# Calf Scouring



## tim4mel (May 3, 2005)

My 2.5 week old calf started scouring today. His stool is runny but brown..although a light brown. I gave him calf scour bolus about noon. They are the 72 hour kind. Should I be giving him electrolytes also? I planned on mixing his milk at half strength this evening? Is there a certain amount of time it tends to take to clear up? Someone had told me to mix 2 TBS light karo syrup, 1/4 tsp light salt, 3/4 tsp baking soda with enough water to make a quart. Has anyone heard of this? I thought karo syrup would cause the runs?????

Melony


----------



## agmantoo (May 23, 2003)

NO to the Kero! Cutting back on the milk should help. Just continue to observe the calf and respond here as to your observations


----------



## allen8106 (Jan 23, 2005)

tim4mel said:


> My 2.5 week old calf started scouring today. His stool is runny but brown..although a light brown. I gave him calf scour bolus about noon. They are the 72 hour kind. Should I be giving him electrolytes also? I planned on mixing his milk at half strength this evening? Is there a certain amount of time it tends to take to clear up? Someone had told me to mix 2 TBS light karo syrup, 1/4 tsp light salt, 3/4 tsp baking soda with enough water to make a quart. Has anyone heard of this? I thought karo syrup would cause the runs?????
> 
> Melony


Don't back off on the milk but beat up two raw eggs every feeding and put them in the milk. The eggs will clear the scours up nearly overnight. Keep giving him the eggs every feeding for about three days. Guaranteed to work.


----------



## myersfarm (Dec 24, 2004)

allen8106 said:


> Don't back off on the milk but beat up two raw eggs every feeding and put them in the milk. The eggs will clear the scours up nearly overnight. Keep giving him the eggs every feeding for about three days. Guaranteed to work.

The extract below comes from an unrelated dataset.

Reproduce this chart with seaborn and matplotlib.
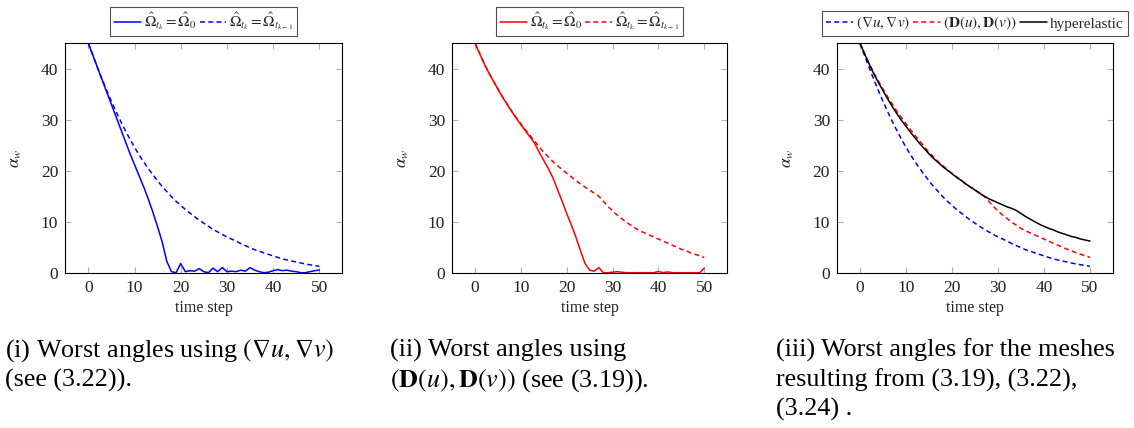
import numpy as np
import pandas as pd
import matplotlib
matplotlib.use("Agg")
import matplotlib.pyplot as plt
import seaborn as sns

# ---------------- data ----------------
time_steps = list(range(0, 51))

# (i) (grad u, grad v)
grad_fixed_ref = [45.0, 42.6, 40.2, 37.8, 35.4, 33.0, 30.6, 28.2, 25.8, 23.4,
                  21.2, 19.0, 16.8, 14.4, 11.8, 9.0, 6.0, 2.2, 0.2, 0.0,
                  1.8, 0.2, 0.4, 0.3, 0.8, 0.2, 0.0, 0.9, 0.2, 1.0,
                  0.2, 0.3, 0.2, 0.5, 0.3, 1.0, 0.5, 0.2, 0.0, 0.1,
                  0.4, 0.6, 0.4, 0.5, 0.3, 0.2, 0.0, 0.0, 0.2, 0.4, 0.5]
grad_prev_ref = [45.0, 42.6, 40.2, 37.9, 35.7, 33.6, 31.6, 29.7, 27.9, 26.2,
                 24.6, 23.1, 21.7, 20.4, 19.2, 18.0, 16.9, 15.9, 14.9, 14.0,
                 13.2, 12.4, 11.7, 11.0, 10.3, 9.7, 9.1, 8.5, 8.0, 7.5,
                 7.0, 6.6, 6.2, 5.7, 5.3, 4.9, 4.5, 4.2, 3.9, 3.6,
                 3.3, 3.0, 2.7, 2.5, 2.3, 2.1, 1.9, 1.7, 1.55, 1.4, 1.25]

# (ii) (D(u), D(v))
sym_fixed_ref = [45.0, 43.0, 41.0, 39.2, 37.6, 36.0, 34.4, 33.0, 31.6, 30.3,
                 29.0, 27.8, 26.6, 25.4, 23.6, 22.0, 20.4, 18.6, 16.3, 14.0,
                 11.6, 9.4, 7.0, 4.3, 1.8, 0.5, 0.3, 1.0, 0.0, 0.0,
                 0.1, 0.2, 0.1, 0.0, 0.0, 0.0, 0.0, 0.0, 0.0, 0.0,
                 0.25, 0.0, 0.15, 0.0, 0.0, 0.0, 0.0, 0.0, 0.0, 0.0, 0.9]
sym_prev_ref = [45.0, 43.0, 41.0, 39.2, 37.6, 36.0, 34.5, 33.1, 31.7, 30.4,
                29.2, 28.0, 26.9, 25.8, 24.7, 23.6, 22.7, 21.8, 21.0, 20.2,
                19.5, 18.8, 18.1, 17.4, 16.8, 16.2, 15.6, 15.0, 14.0, 13.0,
                12.1, 11.3, 10.6, 9.9, 9.3, 8.7, 8.2, 7.8, 7.4, 7.0,
                6.6, 6.2, 5.8, 5.4, 5.0, 4.6, 4.3, 3.9, 3.6, 3.3, 3.0]

# (iii) hyperelastic
hyperelastic = [45.0, 42.9, 40.9, 39.0, 37.3, 35.7, 34.1, 32.6, 31.2, 29.9,
                28.7, 27.5, 26.4, 25.3, 24.3, 23.3, 22.4, 21.6, 20.8, 20.1,
                19.4, 18.7, 18.1, 17.4, 16.8, 16.2, 15.6, 15.0, 14.5, 14.1,
                13.7, 13.3, 12.9, 12.6, 12.2, 11.6, 11.0, 10.5, 10.0, 9.5,
                9.1, 8.7, 8.4, 8.0, 7.7, 7.4, 7.1, 6.9, 6.6, 6.4, 6.2]

x_ticks = [0, 10, 20, 30, 40, 50]
y_ticks = [0, 10, 20, 30, 40]

lbl_fixed = r"$\hat{\Omega}_{t_k} = \hat{\Omega}_0$"
lbl_prev = r"$\hat{\Omega}_{t_k} = \hat{\Omega}_{t_{k-1}}$"
lbl_grad = r"$(\nabla u, \nabla v)$"
lbl_sym = r"$(\mathbf{D}(u), \mathbf{D}(v))$"
lbl_hyp = "hyperelastic"

captions = [
    ["(i) Worst angles using $(\\nabla u, \\nabla v)$", "(see (3.22))."],
    ["(ii) Worst angles using", "$(\\mathbf{D}(u), \\mathbf{D}(v))$ (see (3.19))."],
    ["(iii) Worst angles for the meshes", "resulting from (3.19), (3.22),", "(3.24) ."],
]

# ---------------- style ----------------
sns.set_style("ticks")
plt.rcParams["font.family"] = ["Liberation Serif", "DejaVu Serif"]
plt.rcParams["mathtext.fontset"] = "stix"

W, H = 1134, 428
fig = plt.figure(figsize=(W / 100, H / 100), dpi=100)

def px_axes(left, right, top, bottom):
    return fig.add_axes([left / W, 1 - bottom / H, (right - left) / W, (bottom - top) / H])

ax1 = px_axes(65.2, 342.4, 43.2, 272.7)
ax2 = px_axes(452.1, 727.2, 43.2, 272.7)
ax3 = px_axes(837.0, 1113.0, 43.2, 272.7)

DASH = (0, (3.2, 2.2))
LW = 1.1

def series(vals):
    return pd.DataFrame({"t": time_steps, "v": vals})

sns.lineplot(data=series(grad_fixed_ref), x="t", y="v", ax=ax1, color="#0000ff", lw=LW, label=lbl_fixed)
sns.lineplot(data=series(grad_prev_ref), x="t", y="v", ax=ax1, color="#0000ff", lw=LW, linestyle=DASH, label=lbl_prev)

sns.lineplot(data=series(sym_fixed_ref), x="t", y="v", ax=ax2, color="#ff0000", lw=LW, label=lbl_fixed)
sns.lineplot(data=series(sym_prev_ref), x="t", y="v", ax=ax2, color="#ff0000", lw=LW, linestyle=DASH, label=lbl_prev)

sns.lineplot(data=series(grad_prev_ref), x="t", y="v", ax=ax3, color="#0000ff", lw=LW, linestyle=DASH, label=lbl_grad)
sns.lineplot(data=series(sym_prev_ref), x="t", y="v", ax=ax3, color="#ff0000", lw=LW, linestyle=DASH, label=lbl_sym)
sns.lineplot(data=series(hyperelastic), x="t", y="v", ax=ax3, color="black", lw=LW, label=lbl_hyp)

FS = 11.5
for ax in (ax1, ax2, ax3):
    ax.set_xlim(-5, 55)
    ax.set_ylim(0, 45)
    ax.set_xticks(x_ticks)
    ax.set_yticks(y_ticks)
    ax.tick_params(direction="in", length=4, width=0.8, color="#b0b0b0",
                   top=True, right=True, labelsize=FS + 1, pad=5, labelcolor="#222222")
    for s in ax.spines.values():
        s.set_visible(True)
        s.set_color("black")
        s.set_linewidth(0.8)
    ax.set_xlabel("time step", fontsize=FS, labelpad=3, color="#222222")
    ax.set_ylabel(r"$\alpha_w$", fontsize=FS + 1, labelpad=12, color="#222222")
    leg = ax.legend(loc="lower center", bbox_to_anchor=(0.5, 1.03), ncol=3,
                    frameon=True, fancybox=False, edgecolor="#222222",
                    fontsize=11, handlelength=1.75, handletextpad=0.2,
                    columnspacing=0.2, borderpad=0.25, borderaxespad=0.0)
    leg.get_frame().set_linewidth(0.8)

cap_x = [5, 390, 776]
baselines = [357, 386.5, 416]
for cx, lines in zip(cap_x, captions):
    for yb, line in zip(baselines, lines):
        fig.text(cx / W, 1 - yb / H, line, ha="left", va="baseline",
                 fontsize=18.8, color="black")

fig.savefig("out.png", dpi=100)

just wondering about that GUARANTEE....does that mean you pay him for the calf if it dies.........


----------



## myersfarm (Dec 24, 2004)

i would need alot more info for me to tell how to treat the calf...first how long has he had it ..one day or the 2.5 weeks....what kind of calf is it..jersey or a angus......is it a sale barn calf.. or raised on the farm .....is it on feed if not why the brown color......how much milk is he feeding ........two quarts 2 times a day or three times or if smaller calf 1 1/2 quart a day ....also what kind of milk......soy or real whole milk......has he switched the kind of milk lately..different brand even ....is it in a pen or field.....i raise alot calfs i have 16 jerseys i milk and feed to calfs i buy from sale barns john


----------



## agmantoo (May 23, 2003)

It was stated the scouring just started. Additionally some treatment was started. To bombard the calf regardless of its age without knowing the consequences of the first treatment and more details could cause more damage than it repairs. Lets wait for some more feedback. A reduction in feed is not going to harm the animal and that plus the bolus could correct the problem if it is minor.


----------



## myersfarm (Dec 24, 2004)

sorry i was not to clear on that one...i meant how long has he had the calf....one day or 2.5 weeks..if he just bought it and got it home or has he had it 2.5 weeks.............he just said my 2.5 week old calf started scouring today


----------



## tim4mel (May 3, 2005)

My calves are ok. I had changed their milk. I was feeding Purina and tried to find something at TSC that was the same basic milk replacer. What they recommended was not in any way the same. Oh well, live and learn. I have had the calves about a week and a half. I have had calves scour like this before, but this one wanted to just lie and not get up. I hadn't had that happen before. I treated like I had for the others but it was recommended to use that other mix. I didn't know about that, that was really what I needed info on. 

Today they are bouncing baby calves again. Their stool is starting to firm up. I think they are well on the mend. Thanks for the advice.

Melony


----------